More often than not, books of poetry are organized with a lot of grace for topical coherence. With exceptions, we read poetry for its unrestrained delivery of concentrated expression, for its surprises and odd persuasions, its advocacy for the easily forgotten or condemned. Maybe for something like 95% of collections, coherence is an afterthought. It gets invited to the Prince’s ball in the eleventh hour and, without a tailored gown or suit, throws itself together with intuition and serendipity from odds and ends. Readers don’t necessarily expect more. Some books of poetry for their thematic rigor fall too easily into predictability. Sequence and feel, rather than topical or argumentative order, are key in building resonance within a collection, so that beyond individual pieces, poem to poem, the book as a whole bears further amplified meanings that make it unique in its binding to have and to preserve, as a separate thing, not just a content nested in fragile software to light up on an anonymous screen.

     This new collection by Daniel Tobin achieves a generous balance between suggestive unity and thematic laissez-faire. He uses the “net” in a very wide cast or broad sense indeed, almost like glossers of Dante, at the four levels. The net as the thing itself, literally a fisher’s net. In its contemporary historical sense as the Internet. In its metaphorical sense as language, the elusive knotted mesh of our convictions, and of our delusions like Othello’s entanglement in Iago’s net of lies. And anagogically, cosmically—intimately?—we are bound in the net of our being, by every limit we knock against and at which we are refused or constricted, in Ea the god of the first water’s net.
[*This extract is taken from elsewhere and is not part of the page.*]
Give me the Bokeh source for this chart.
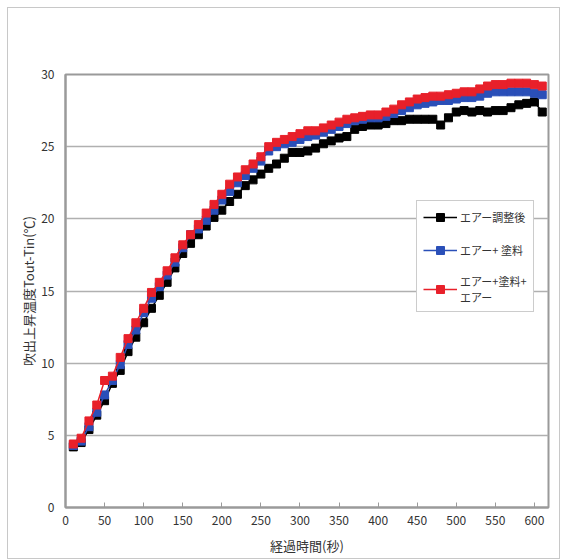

     I set out in this article with so much to say about other poems in the book. I wanted to mention the progress of our romance with technological media to habit-forming, sleepy ritual traced in “Ovid in the Age of Tin.” I wanted to say something about Tobin’s vatic warnings for our society’s presumed vast stranglehold on events in “A Starry Messenger” and in “And Now Nothing Will Be Restrained from Them.” I loved being weirded out by “Parasitical” with its Kafka-esque epigraph, and the comparison of the German pronunciation of “Rilke” with the guttering kickstart of a motorbike. Along with the haunted music of “The Turnpike” and the combining of intelligence and feeling cultivated from the 16th- century metaphysical poet John Donne, a good variety of formal poems and observer poems, the amplitude of pertinent and poignant thought delivered by Tobin’s language make The Net one of those rare books of poems that easily endures re-reading after re-reading, plays its own protean slip on our want to grapple it into this or that. It both invites and frustrates that effort. The book attests to Tobin’s patience, to so much volleying with the stubborn, intimate yet blind and unpredictable raiders of our psychological territory, which poetry vigorously defends against settlement or ownership.

1 comment:

  1. Anonymous1:41 PM

    What a joyfully literate review. The Thoreau quote, "I could not both live and utter it," recalls Yeats' assertion that one must choose between "perfection of the work or of the life."